Yes, I understand your skepticism. I even share it. But nothing you've said 
validates the dichotomy you laid out before. The wizard's spell sense you get 
from entanglement across 3 meters of space is a reflection of how you (yes, and 
most of us) model the world. Even if it's only like 5/7e9 people that have any 
intuition of how the other model(s) work(s), it's still not zero. And I suspect 
it's more than 5.

A pedestrian example is in how/why/what the kids love about Instagram and hate 
about Facebook ... or can listen to that gawdawful music they listen to. 
They're developing intuitions us old farts will never have. What's to say it 
won't also happen with QM effects? E.g. we're already (fairly) comfortable with 
the way transistors work, even if most of the modeling language in which 
they're used is classical.
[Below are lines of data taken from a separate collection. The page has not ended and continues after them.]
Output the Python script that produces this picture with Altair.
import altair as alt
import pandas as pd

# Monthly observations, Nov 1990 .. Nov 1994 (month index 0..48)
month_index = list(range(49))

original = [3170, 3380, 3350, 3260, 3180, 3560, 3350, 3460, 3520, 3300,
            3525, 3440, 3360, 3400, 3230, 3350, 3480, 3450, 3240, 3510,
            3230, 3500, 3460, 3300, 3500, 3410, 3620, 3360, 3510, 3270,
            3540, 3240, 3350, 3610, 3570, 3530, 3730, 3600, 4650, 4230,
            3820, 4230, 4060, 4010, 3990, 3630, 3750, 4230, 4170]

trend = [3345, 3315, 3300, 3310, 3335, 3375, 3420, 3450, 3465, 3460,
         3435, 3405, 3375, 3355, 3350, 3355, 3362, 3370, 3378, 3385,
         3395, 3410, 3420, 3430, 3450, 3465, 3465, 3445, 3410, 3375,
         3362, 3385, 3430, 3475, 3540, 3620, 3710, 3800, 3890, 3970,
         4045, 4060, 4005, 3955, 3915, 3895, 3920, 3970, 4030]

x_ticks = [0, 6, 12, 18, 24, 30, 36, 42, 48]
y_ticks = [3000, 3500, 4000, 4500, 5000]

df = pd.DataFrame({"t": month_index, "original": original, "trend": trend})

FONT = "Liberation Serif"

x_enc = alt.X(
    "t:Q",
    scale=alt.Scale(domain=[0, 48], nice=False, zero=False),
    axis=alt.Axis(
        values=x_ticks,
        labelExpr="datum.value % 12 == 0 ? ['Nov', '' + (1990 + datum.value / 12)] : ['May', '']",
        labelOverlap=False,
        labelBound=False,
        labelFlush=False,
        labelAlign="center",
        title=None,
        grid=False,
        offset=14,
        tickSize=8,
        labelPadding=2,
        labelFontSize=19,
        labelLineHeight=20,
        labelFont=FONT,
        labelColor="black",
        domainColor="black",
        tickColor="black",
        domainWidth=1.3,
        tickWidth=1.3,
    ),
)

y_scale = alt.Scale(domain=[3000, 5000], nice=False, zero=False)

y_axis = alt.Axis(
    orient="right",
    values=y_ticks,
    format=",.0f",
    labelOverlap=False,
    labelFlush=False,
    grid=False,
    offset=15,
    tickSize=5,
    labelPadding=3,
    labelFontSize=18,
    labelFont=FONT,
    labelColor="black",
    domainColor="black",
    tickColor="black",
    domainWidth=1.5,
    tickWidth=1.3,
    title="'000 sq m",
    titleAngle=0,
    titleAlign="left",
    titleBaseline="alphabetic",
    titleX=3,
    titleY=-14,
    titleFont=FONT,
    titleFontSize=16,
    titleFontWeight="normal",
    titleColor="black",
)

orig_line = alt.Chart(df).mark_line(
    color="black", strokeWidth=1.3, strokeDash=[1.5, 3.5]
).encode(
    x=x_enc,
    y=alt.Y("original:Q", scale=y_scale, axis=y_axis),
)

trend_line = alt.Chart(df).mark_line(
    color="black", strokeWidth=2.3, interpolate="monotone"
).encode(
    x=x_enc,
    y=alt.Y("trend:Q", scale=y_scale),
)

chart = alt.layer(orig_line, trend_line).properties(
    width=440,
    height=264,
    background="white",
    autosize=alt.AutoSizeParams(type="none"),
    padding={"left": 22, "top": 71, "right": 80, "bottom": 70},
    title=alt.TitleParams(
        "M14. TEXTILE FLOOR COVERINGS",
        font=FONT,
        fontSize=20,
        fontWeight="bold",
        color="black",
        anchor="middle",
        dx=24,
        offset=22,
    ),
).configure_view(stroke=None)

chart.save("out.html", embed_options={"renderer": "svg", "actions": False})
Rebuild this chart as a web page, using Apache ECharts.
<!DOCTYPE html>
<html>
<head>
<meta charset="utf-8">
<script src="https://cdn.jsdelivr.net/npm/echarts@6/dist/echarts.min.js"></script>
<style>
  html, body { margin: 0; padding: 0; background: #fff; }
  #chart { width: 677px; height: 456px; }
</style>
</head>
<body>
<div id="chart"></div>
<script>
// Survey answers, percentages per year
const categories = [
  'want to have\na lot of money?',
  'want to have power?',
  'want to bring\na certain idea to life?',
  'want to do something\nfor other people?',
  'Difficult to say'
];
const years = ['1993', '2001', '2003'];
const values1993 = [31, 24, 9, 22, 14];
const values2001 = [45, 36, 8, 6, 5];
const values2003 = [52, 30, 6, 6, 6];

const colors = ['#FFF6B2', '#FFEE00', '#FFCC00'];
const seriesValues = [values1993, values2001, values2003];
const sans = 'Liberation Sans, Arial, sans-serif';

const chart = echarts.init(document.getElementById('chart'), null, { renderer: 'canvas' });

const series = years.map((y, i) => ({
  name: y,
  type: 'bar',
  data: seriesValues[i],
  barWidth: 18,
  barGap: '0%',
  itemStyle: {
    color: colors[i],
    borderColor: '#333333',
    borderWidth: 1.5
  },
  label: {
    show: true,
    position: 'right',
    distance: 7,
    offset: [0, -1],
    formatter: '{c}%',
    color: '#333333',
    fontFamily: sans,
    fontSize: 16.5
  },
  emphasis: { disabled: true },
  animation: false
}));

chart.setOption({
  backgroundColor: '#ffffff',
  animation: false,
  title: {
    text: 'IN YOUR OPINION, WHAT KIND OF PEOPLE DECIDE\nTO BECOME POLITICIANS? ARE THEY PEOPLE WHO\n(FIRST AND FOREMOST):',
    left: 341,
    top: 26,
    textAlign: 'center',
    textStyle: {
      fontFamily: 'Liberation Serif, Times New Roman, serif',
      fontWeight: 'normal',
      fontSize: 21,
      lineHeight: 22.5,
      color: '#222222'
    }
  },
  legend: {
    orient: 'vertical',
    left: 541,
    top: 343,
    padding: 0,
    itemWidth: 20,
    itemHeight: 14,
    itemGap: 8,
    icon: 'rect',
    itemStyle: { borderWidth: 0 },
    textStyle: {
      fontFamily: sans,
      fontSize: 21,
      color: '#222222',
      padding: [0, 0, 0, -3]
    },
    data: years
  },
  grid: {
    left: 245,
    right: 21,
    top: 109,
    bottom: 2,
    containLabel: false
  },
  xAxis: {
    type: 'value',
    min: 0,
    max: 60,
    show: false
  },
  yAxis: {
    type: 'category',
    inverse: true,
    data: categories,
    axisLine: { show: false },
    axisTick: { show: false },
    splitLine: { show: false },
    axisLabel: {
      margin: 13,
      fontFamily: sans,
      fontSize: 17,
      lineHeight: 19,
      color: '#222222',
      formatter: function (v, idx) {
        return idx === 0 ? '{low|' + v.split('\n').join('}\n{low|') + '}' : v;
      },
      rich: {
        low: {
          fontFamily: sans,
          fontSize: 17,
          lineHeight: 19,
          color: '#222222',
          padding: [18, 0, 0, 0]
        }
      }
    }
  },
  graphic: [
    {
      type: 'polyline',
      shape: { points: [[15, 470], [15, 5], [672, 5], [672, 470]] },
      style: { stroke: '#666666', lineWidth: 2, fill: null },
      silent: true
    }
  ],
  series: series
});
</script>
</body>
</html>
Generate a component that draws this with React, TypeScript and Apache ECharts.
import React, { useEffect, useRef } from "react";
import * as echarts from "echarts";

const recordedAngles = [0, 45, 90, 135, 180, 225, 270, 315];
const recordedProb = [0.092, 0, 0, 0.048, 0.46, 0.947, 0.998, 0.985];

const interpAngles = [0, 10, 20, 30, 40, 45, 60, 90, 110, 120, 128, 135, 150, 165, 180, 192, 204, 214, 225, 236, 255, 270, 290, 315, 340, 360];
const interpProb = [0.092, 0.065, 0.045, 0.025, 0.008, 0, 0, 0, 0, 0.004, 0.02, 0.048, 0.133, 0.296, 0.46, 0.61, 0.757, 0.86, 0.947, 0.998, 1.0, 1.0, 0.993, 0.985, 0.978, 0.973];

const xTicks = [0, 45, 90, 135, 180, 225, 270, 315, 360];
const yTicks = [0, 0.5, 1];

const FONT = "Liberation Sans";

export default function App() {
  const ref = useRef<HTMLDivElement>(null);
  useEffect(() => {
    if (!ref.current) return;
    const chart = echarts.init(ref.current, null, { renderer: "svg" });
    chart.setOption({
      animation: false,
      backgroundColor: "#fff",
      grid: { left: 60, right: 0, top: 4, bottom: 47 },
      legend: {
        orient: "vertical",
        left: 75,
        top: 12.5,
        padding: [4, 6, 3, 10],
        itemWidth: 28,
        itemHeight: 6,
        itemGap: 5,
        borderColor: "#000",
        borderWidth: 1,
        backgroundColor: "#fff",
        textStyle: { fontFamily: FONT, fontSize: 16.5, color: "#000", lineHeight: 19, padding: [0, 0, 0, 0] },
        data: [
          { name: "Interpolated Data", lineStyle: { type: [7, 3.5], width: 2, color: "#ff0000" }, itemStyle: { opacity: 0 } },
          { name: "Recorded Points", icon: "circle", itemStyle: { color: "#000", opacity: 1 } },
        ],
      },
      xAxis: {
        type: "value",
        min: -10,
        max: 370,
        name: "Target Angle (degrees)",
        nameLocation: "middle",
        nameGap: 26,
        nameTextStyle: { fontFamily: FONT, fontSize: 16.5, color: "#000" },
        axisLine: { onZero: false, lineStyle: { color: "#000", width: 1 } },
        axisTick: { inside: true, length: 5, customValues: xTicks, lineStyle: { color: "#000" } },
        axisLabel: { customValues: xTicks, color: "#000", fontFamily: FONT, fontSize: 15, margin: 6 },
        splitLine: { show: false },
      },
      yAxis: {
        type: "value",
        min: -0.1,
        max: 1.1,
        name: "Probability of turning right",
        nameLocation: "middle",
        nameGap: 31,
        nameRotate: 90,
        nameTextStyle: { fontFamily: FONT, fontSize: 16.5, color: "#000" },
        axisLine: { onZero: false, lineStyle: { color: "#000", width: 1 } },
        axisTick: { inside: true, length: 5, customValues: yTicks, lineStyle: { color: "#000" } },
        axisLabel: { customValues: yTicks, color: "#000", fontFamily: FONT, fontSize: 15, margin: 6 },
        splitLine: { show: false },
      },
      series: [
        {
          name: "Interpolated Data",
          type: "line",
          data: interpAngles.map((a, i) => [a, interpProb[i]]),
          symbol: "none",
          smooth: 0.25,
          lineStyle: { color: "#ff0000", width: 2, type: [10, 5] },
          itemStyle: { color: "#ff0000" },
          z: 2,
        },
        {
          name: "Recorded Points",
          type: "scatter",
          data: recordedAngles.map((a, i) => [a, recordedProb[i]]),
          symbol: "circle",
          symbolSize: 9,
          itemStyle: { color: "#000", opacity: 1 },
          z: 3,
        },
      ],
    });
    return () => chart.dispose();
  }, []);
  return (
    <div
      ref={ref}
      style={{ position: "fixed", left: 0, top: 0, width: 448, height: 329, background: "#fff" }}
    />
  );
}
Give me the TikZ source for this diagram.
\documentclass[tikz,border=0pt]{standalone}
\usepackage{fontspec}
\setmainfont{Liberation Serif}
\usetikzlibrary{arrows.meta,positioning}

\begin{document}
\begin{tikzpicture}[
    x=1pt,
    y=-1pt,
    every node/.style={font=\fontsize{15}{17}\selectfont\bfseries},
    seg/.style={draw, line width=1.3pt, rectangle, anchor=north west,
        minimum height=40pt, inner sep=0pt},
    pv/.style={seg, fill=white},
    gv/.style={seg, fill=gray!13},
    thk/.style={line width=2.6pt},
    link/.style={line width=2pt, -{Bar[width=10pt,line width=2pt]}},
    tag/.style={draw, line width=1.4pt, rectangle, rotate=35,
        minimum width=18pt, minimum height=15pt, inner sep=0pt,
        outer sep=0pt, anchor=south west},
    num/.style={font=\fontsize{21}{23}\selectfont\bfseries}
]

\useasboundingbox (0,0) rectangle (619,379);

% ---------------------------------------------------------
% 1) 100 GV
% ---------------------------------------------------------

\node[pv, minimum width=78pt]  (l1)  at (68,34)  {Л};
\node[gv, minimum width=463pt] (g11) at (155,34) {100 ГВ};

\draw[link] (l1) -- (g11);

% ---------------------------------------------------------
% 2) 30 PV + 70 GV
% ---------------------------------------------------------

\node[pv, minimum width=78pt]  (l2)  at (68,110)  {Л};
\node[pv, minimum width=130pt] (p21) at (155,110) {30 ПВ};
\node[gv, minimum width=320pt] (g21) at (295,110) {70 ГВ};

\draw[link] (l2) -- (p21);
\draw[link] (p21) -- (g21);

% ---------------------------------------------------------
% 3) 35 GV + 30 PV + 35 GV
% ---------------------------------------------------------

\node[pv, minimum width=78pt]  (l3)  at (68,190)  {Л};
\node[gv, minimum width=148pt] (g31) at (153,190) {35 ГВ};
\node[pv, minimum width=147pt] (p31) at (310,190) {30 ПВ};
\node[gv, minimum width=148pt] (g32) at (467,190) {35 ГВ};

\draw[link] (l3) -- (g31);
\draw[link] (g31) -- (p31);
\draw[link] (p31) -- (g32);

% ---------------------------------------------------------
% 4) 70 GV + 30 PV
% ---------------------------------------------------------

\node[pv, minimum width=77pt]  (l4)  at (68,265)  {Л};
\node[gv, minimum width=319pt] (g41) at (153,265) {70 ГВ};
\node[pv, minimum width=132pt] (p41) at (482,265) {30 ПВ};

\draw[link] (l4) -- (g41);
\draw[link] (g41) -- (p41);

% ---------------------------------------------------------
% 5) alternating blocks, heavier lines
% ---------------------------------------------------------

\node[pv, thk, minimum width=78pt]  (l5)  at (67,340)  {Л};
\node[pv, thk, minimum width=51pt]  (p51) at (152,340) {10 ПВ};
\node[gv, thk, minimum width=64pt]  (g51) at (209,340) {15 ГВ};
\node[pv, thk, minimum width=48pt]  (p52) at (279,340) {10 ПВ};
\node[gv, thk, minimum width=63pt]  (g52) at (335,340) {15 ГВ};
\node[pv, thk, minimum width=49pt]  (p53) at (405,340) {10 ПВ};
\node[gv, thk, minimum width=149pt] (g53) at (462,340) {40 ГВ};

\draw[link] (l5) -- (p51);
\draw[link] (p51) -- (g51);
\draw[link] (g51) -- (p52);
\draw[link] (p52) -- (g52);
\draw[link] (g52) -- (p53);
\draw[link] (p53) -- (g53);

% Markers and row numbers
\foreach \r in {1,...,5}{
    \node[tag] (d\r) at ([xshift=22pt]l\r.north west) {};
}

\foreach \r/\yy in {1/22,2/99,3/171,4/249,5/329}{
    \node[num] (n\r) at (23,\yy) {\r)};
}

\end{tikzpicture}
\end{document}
The distinction between the circuits-level language 
of use versus the underlying quantum properties of materials level language of 
transistor construction (again riffing off Eric's point) isn't near as crisp as 
it once was.

That optimism does rely on a progressive society, though ... which looks 
unlikely at this point.

On 4/30/19 4:34 PM, Marcus Daniels wrote:
> There are more people that catch fly balls than develop theories of physical 
> information.   I don't believe a well-funded liberal culture will change 
> that.   Maybe in a hundred or a thousand years if we are a reconfigurable 
> species, a large part of the population will spend their days experiencing 
> and manipulating physical phenomenon as first class thing using an extended 
> nervous system.  But as it is, the inputs are from a narrow range of 
> temperatures & pressures and a tiny window of electromagnetic radiation.   
> And cognitively, the short term workspace of a human is small and slow 
> compared to even a simple computer.